Personal information
- Nationality: Maltese
- Born: 23 September 1987 (age 38) Wollongong, Australia

Sport
- Sport: Lawn and indoor bowls

Medal record
Representing Malta
World Cup Singles
| Silver medal – second place | 2019 Warilla | singles |
Atlantic Bowls Championships
| Bronze medal – third place | 2019 Cardiff | pairs |

= Brendan Aquilina =

Maltese bowls player (born 1987)

Brendan Aquilina (born 23 September 1987) is a Maltese international lawn and indoor bowler.

==Bowls career==
===Outdoors===
He was born in Wollongong, Australia and started bowling at the Jamberoo Bowling Club in New South Wales.
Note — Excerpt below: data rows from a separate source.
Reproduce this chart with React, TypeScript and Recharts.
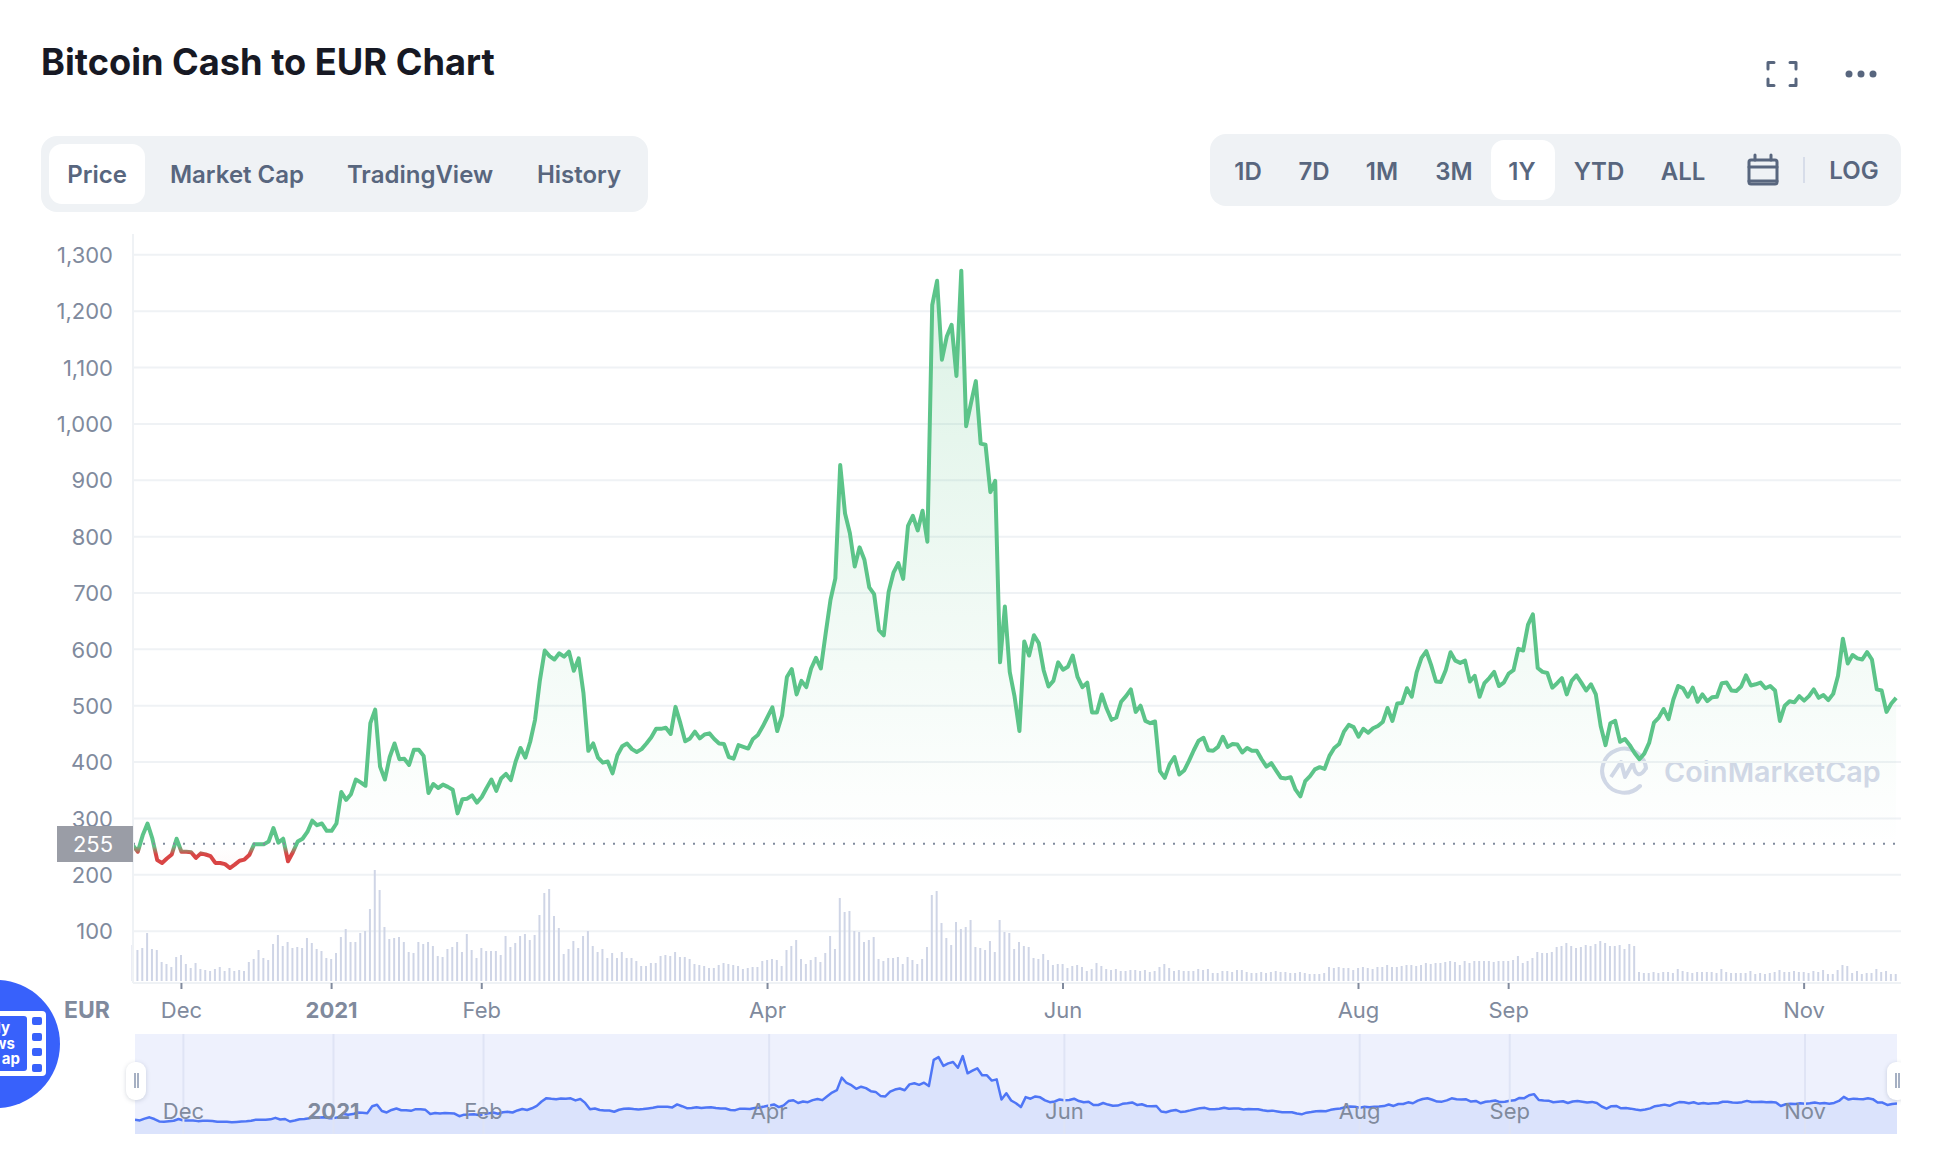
import { Area, AreaChart, Bar, CartesianGrid, ComposedChart, ReferenceLine, XAxis, YAxis } from 'recharts'

const FONT = 'Inter, sans-serif'
const GRID = '#eff2f5'
const MUTED = '#808a9d'
const SLATE = '#58667e'
const GREEN = '#5cc489'
const RED = '#d94545'

// daily close in EUR (21 Nov 2020 onwards)
const prices = [
  252, 241, 270, 291, 264, 226, 221, 229, 236, 264,
  241, 241, 240, 230, 238, 236, 233, 221, 221, 219,
  212, 218, 225, 227, 235, 254, 254, 254, 259, 283,
  257, 264, 224, 240, 259, 264, 276, 296, 288, 291,
  278, 278, 291, 347, 333, 343, 369, 364, 358, 469,
  493, 392, 369, 409, 433, 405, 406, 395, 422, 422,
  411, 345, 361, 354, 360, 356, 351, 309, 334, 335,
  341, 328, 338, 354, 369, 349, 371, 379, 368, 401,
  425, 408, 436, 475, 545, 598, 588, 582, 593, 587,
  596, 562, 584, 522, 420, 433, 408, 399, 401, 380,
  412, 428, 433, 423, 418, 423, 433, 444, 459, 459,
  461, 450, 498, 469, 437, 442, 454, 442, 449, 451,
  441, 433, 432, 409, 406, 430, 427, 424, 441, 448,
  463, 480, 497, 455, 483, 551, 565, 520, 544, 533,
  566, 585, 566, 628, 688, 726, 927, 841, 806, 747,
  781, 759, 710, 698, 634, 625, 702, 736, 753, 725,
  819, 837, 811, 846, 791, 1211, 1254, 1114, 1155, 1176,
  1085, 1272, 996, 1037, 1076, 965, 963, 879, 899, 577,
  676, 560, 516, 455, 614, 589, 625, 611, 563, 534,
  544, 577, 564, 569, 589, 551, 533, 541, 488, 488,
  520, 495, 475, 479, 507, 517, 529, 489, 500, 473,
  469, 472, 384, 372, 396, 409, 378, 385, 402, 421,
  438, 443, 421, 420, 427, 445, 427, 432, 431, 417,
  425, 420, 420, 405, 392, 398, 385, 372, 371, 373,
  351, 339, 366, 375, 387, 391, 388, 411, 425, 432,
  454, 466, 462, 445, 459, 452, 460, 464, 471, 496,
  473, 504, 505, 531, 516, 559, 585, 597, 572, 543,
  542, 563, 595, 580, 576, 580, 543, 553, 516, 540,
  549, 560, 535, 541, 557, 563, 601, 598, 644, 662,
  567, 560, 558, 532, 540, 549, 520, 544, 554, 541,
  527, 538, 520, 464, 430, 469, 473, 436, 441, 430,
  416, 405, 415, 434, 470, 479, 494, 476, 511, 535,
  531, 516, 532, 507, 520, 508, 515, 516, 540, 541,
  527, 526, 534, 554, 536, 538, 541, 531, 535, 527,
  473, 500, 508, 506, 517, 509, 517, 529, 514, 519,
  510, 521, 553, 619, 575, 590, 584, 582, 595, 582,
  529, 527, 489, 504, 514,
]

// traded volume, relative units
const volumes = [
  108, 93, 99, 144, 96, 93, 57, 51, 42, 72,
  78, 51, 39, 54, 36, 33, 30, 36, 42, 30,
  39, 30, 33, 30, 57, 66, 93, 69, 63, 111,
  138, 105, 117, 99, 102, 99, 129, 114, 96, 90,
  69, 66, 84, 132, 156, 117, 117, 144, 150, 216,
  333, 273, 162, 126, 129, 132, 117, 87, 84, 117,
  111, 117, 105, 75, 72, 96, 102, 117, 87, 141,
  93, 69, 99, 90, 90, 90, 78, 135, 102, 114,
  135, 141, 123, 138, 198, 264, 276, 195, 159, 81,
  96, 120, 99, 135, 150, 105, 87, 96, 69, 84,
  69, 87, 69, 69, 60, 45, 45, 54, 54, 75,
  78, 75, 87, 72, 72, 66, 51, 48, 45, 39,
  39, 48, 54, 51, 48, 45, 36, 39, 42, 42,
  60, 63, 66, 63, 45, 93, 105, 123, 66, 51,
  63, 72, 57, 84, 135, 96, 249, 207, 210, 150,
  147, 117, 123, 132, 66, 60, 69, 69, 72, 51,
  72, 63, 51, 66, 102, 258, 270, 174, 129, 108,
  177, 156, 162, 183, 102, 99, 93, 120, 87, 183,
  147, 144, 96, 117, 105, 102, 69, 66, 81, 63,
  48, 51, 51, 39, 45, 48, 42, 30, 36, 54,
  45, 36, 33, 36, 30, 30, 33, 33, 30, 33,
  27, 30, 42, 51, 39, 30, 33, 30, 30, 30,
  36, 33, 36, 24, 24, 30, 30, 27, 33, 33,
  27, 24, 24, 27, 24, 27, 30, 27, 27, 24,
  24, 27, 24, 21, 21, 21, 24, 42, 39, 42,
  39, 39, 33, 39, 42, 39, 36, 42, 42, 48,
  42, 42, 45, 48, 48, 45, 48, 54, 51, 54,
  54, 57, 60, 57, 48, 60, 54, 60, 60, 60,
  60, 57, 60, 60, 60, 63, 75, 54, 60, 69,
  87, 84, 84, 87, 102, 105, 114, 105, 99, 102,
  108, 105, 111, 120, 114, 105, 105, 108, 96, 111,
  105, 27, 24, 24, 27, 24, 27, 27, 24, 36,
  30, 27, 24, 27, 27, 27, 27, 24, 36, 27,
  24, 24, 24, 24, 30, 21, 24, 21, 24, 27,
  33, 27, 27, 30, 27, 27, 24, 30, 27, 33,
  21, 21, 33, 48, 45, 24, 30, 21, 24, 24,
  36, 27, 30, 21, 21,
]

const priceTicks = [100, 200, 300, 400, 500, 600, 700, 800, 900, 1000, 1100, 1200, 1300]
const dateTicks = [10, 41, 72, 131, 192, 253, 284, 345]
const dateLabels = ['Dec', '2021', 'Feb', 'Apr', 'Jun', 'Aug', 'Sep', 'Nov']
const openPrice = 255

const leftTabs = [
  { label: 'Price', x: 97 },
  { label: 'Market Cap', x: 237 },
  { label: 'TradingView', x: 420 },
  { label: 'History', x: 579 },
]
const rangeTabs = [
  { label: '1D', x: 1248, y: 172 },
  { label: '7D', x: 1314, y: 172 },
  { label: '1M', x: 1382, y: 172 },
  { label: '3M', x: 1454, y: 172 },
  { label: '1Y', x: 1522, y: 172 },
  { label: 'YTD', x: 1599, y: 172 },
  { label: 'ALL', x: 1683, y: 172 },
  { label: 'LOG', x: 1854, y: 171 },
]

const rows = prices.map((price, i) => ({ day: i, price, volume: volumes[i] }))

function Label({ x, y, children, size = 24, weight = 600, color = SLATE }: any) {
  return (
    <div
      style={{
        position: 'absolute',
        left: x,
        top: y,
        transform: 'translate(-50%, -50%)',
        fontFamily: FONT,
        fontSize: size,
        fontWeight: weight,
        color,
        whiteSpace: 'nowrap',
        lineHeight: 1,
      }}
    >
      {children}
    </div>
  )
}

function Box({ x, y, w, h, r, bg, shadow }: any) {
  return (
    <div
      style={{
        position: 'absolute',
        left: x,
        top: y,
        width: w,
        height: h,
        borderRadius: r,
        background: bg,
        boxShadow: shadow,
      }}
    />
  )
}

function DateTick({ x, y, payload }: any) {
  const label = dateLabels[dateTicks.indexOf(payload.value)]
  return (
    <text
      x={x}
      y={y}
      dy={27}
      textAnchor="middle"
      fontFamily={FONT}
      fontSize={22}
      fontWeight={label === '2021' ? 700 : 400}
      fill={MUTED}
    >
      {label}
    </text>
  )
}

function Watermark() {
  return (
    <svg width={1944} height={1156} style={{ position: 'absolute', left: 0, top: 0 }}>
      <path
        d="M1640 786 A22 22 0 1 1 1646 768"
        fill="none"
        stroke="#d3d8e8"
        strokeWidth={4}
        strokeLinecap="round"
      />
      <path
        d="M1611 777 L1621 762 L1625 777 L1633 763 C1635 776 1640 778 1646 768"
        fill="none"
        stroke="#d3d8e8"
        strokeWidth={4}
        strokeLinejoin="round"
      />
      <text x={1664} y={782} fontFamily={FONT} fontSize={28.7} fontWeight={600} fill="#d3d8e8">
        CoinMarketCap
      </text>
    </svg>
  )
}

function Icons() {
  return (
    <svg width={1944} height={1156} style={{ position: 'absolute', left: 0, top: 0 }}>
      <g fill="none" stroke={SLATE} strokeWidth={3} strokeLinecap="round" strokeLinejoin="round">
        <path d="M1768 69 V62.5 H1774" />
        <path d="M1790 62.5 H1796 V69" />
        <path d="M1768 79 V85.5 H1774" />
        <path d="M1790 85.5 H1796 V79" />
        <rect x={1749} y={160} width={28} height={24} rx={2} />
        <path d="M1749 167 H1777" />
        <path d="M1755 155 V160" />
        <path d="M1771 155 V160" />
        <path d="M1749 181 H1777" />
      </g>
      <circle cx={1849} cy={74} r={3.5} fill={SLATE} />
      <circle cx={1861} cy={74} r={3.5} fill={SLATE} />
      <circle cx={1873} cy={74} r={3.5} fill={SLATE} />
      <path d="M1804 157 V183" stroke="#cfd6e4" strokeWidth={1.5} />
      <circle cx={-4} cy={1044} r={64} fill="#3861fb" />
      <rect x={-30} y={1011} width={76} height={65} rx={4} fill="#fff" />
      <rect x={-30} y={1016} width={57} height={55} rx={3} fill="#3861fb" />
      <rect x={32} y={1017} width={10} height={8} rx={2} fill="#3861fb" />
      <rect x={32} y={1033} width={10} height={8} rx={2} fill="#3861fb" />
      <rect x={32} y={1048} width={10} height={8} rx={2} fill="#3861fb" />
      <rect x={32} y={1064} width={10} height={8} rx={2} fill="#3861fb" />
      <g fontFamily={FONT} fontSize={15} fontWeight={700} fill="#fff" textAnchor="end">
        <text x={10} y={1033}>ly</text>
        <text x={15} y={1049}>ws</text>
        <text x={20} y={1064}>ap</text>
      </g>
    </svg>
  )
}

function MainChart() {
  return (
    <div style={{ position: 'absolute', left: 0, top: 0 }}>
      <ComposedChart
        width={1944}
        height={1040}
        data={rows}
        margin={{ top: 234, right: 43, bottom: 7, left: 0 }}
      >
        <defs>
          <linearGradient id="priceStroke" gradientUnits="userSpaceOnUse" x1={0} y1={0} x2={0} y2={1156}>
            <stop offset={846 / 1156} stopColor={GREEN} />
            <stop offset={854 / 1156} stopColor={RED} />
          </linearGradient>
          <linearGradient id="priceFill" gradientUnits="userSpaceOnUse" x1={0} y1={0} x2={0} y2={1156}>
            <stop offset={272 / 1156} stopColor={GREEN} stopOpacity={0.36} />
            <stop offset={844 / 1156} stopColor={GREEN} stopOpacity={0} />
            <stop offset={845 / 1156} stopColor={RED} stopOpacity={0} />
            <stop offset={885 / 1156} stopColor={RED} stopOpacity={0.1} />
          </linearGradient>
        </defs>
        <CartesianGrid vertical={false} stroke={GRID} strokeWidth={2} syncWithTicks />
        <XAxis
          dataKey="day"
          type="number"
          domain={[0, 365]}
          ticks={dateTicks}
          interval={0}
          height={50}
          tick={<DateTick />}
          tickSize={6}
          tickLine={{ stroke: MUTED, strokeWidth: 2 }}
          axisLine={{ stroke: GRID, strokeWidth: 2 }}
        />
        <YAxis
          domain={[8, 1337]}
          ticks={priceTicks}
          interval={0}
          width={133}
          tickLine={false}
          tickMargin={14}
          axisLine={{ stroke: GRID, strokeWidth: 2 }}
          tick={{ fontFamily: FONT, fontSize: 22, fill: MUTED, dy: 0.4 }}
          tickFormatter={(v: number) => v.toLocaleString('en-US')}
        />
        <YAxis yAxisId="vol" hide orientation="right" domain={[-6, 2241]} />
        <Bar yAxisId="vol" dataKey="volume" fill="#cfd5e6" barSize={2} isAnimationActive={false} />
        <ReferenceLine
          segment={[{ x: 0, y: openPrice }, { x: 364, y: openPrice }]}
          stroke={MUTED}
          strokeWidth={2}
          strokeDasharray="2 8"
        />
        <Area
          type="linear"
          dataKey="price"
          baseValue={openPrice}
          stroke="url(#priceStroke)"
          strokeWidth={4}
          strokeLinejoin="round"
          fill="url(#priceFill)"
          dot={false}
          activeDot={false}
          isAnimationActive={false}
        />
      </ComposedChart>
    </div>
  )
}

function Navigator() {
  return (
    <div style={{ position: 'absolute', left: 135, top: 1034, width: 1762, height: 100, background: '#eef1fd' }}>
      <AreaChart width={1762} height={100} data={rows} margin={{ top: 0, right: 0, bottom: 0, left: 0 }}>
        <XAxis dataKey="day" type="number" domain={[0, 364]} hide />
        <YAxis domain={[24, 1625]} hide />
        <Area
          type="linear"
          dataKey="price"
          stroke="#4f76f6"
          strokeWidth={2.5}
          strokeLinejoin="round"
          fill="#dbe3fc"
          fillOpacity={1}
          dot={false}
          activeDot={false}
          isAnimationActive={false}
        />
        {dateTicks.map((t, i) => (
          <ReferenceLine
            key={t}
            x={t}
            stroke="#dfe4f5"
            strokeWidth={2}
            label={{
              value: dateLabels[i],
              position: 'insideBottom',
              offset: 15.5,
              fontFamily: FONT,
              fontSize: 22,
              fontWeight: dateLabels[i] === '2021' ? 700 : 400,
              fill: MUTED,
            }}
          />
        ))}
      </AreaChart>
    </div>
  )
}

function Handle({ x }: { x: number }) {
  return (
    <>
      <Box x={x} y={1062} w={20} h={38} r={9} bg="#fff" shadow="0 1px 4px rgba(88,102,126,0.25)" />
      <Box x={x + 8} y={1073} w={1.5} h={15} r={0} bg="#a6b0c3" />
      <Box x={x + 11} y={1073} w={1.5} h={15} r={0} bg="#a6b0c3" />
    </>
  )
}

export default function App() {
  return (
    <div style={{ position: 'absolute', left: 0, top: 0, width: 1944, height: 1156, overflow: 'hidden', background: '#fff' }}>
      <div
        style={{
          position: 'absolute',
          left: 41,
          top: 41,
          fontFamily: FONT,
          fontSize: 36.2,
          fontWeight: 700,
          color: '#171924',
          whiteSpace: 'nowrap',
          lineHeight: '42px',
        }}
      >
        Bitcoin Cash to EUR Chart
      </div>

      <Box x={41} y={136} w={607} h={76} r={16} bg={GRID} />
      <Box x={49} y={144} w={96} h={60} r={13} bg="#fff" />
      {leftTabs.map((t) => (
        <Label key={t.label} x={t.x} y={175}>
          {t.label}
        </Label>
      ))}

      <Box x={1210} y={134} w={691} h={72} r={16} bg={GRID} />
      <Box x={1491} y={140} w={64} h={60} r={13} bg="#fff" />
      {rangeTabs.map((t) => (
        <Label key={t.label} x={t.x} y={t.y}>
          {t.label}
        </Label>
      ))}

      <Watermark />
      <MainChart />

      <Box x={57} y={826} w={76} h={36} r={0} bg="#9a9da6" />
      <Label x={93} y={844} size={22} weight={400} color="#fff">
        {openPrice}
      </Label>
      <Label x={87} y={1010} size={23} weight={700} color={MUTED}>
        EUR
      </Label>

      <Navigator />
      <Handle x={126} />
      <div style={{ position: 'absolute', left: 0, top: 0, width: 1901, height: 1156, overflow: 'hidden' }}>
        <Handle x={1887} />
      </div>
      <Icons />
    </div>
  )
}
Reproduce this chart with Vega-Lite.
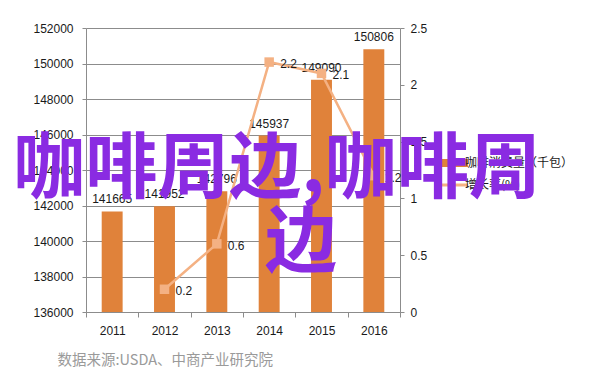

He represented Malta in the 2010 Commonwealth Games.

He was selected as part of the Maltese team for the 2018 Commonwealth Games on the Gold Coast in Queensland where he reached the semi-finals of the Pairs with Shaun Parnis. In 2019 he won the pairs bronze medal with Mark Malogorski at the Atlantic Bowls Championships and in 2020 he was selected for the 2020 World Outdoor Bowls Championship in Australia.

In 2021, Aquilina won the 2020 triples title with Gary Kelly and Corey Wedlock at the delayed Australian National Bowls Championships. The following day he also won the fours title with Wedlock, Jamie Turner and Aaron Teys.

===Indoors===
In 2019 he finished runner-up to Gary Kelly in the final of the World Cup Singles.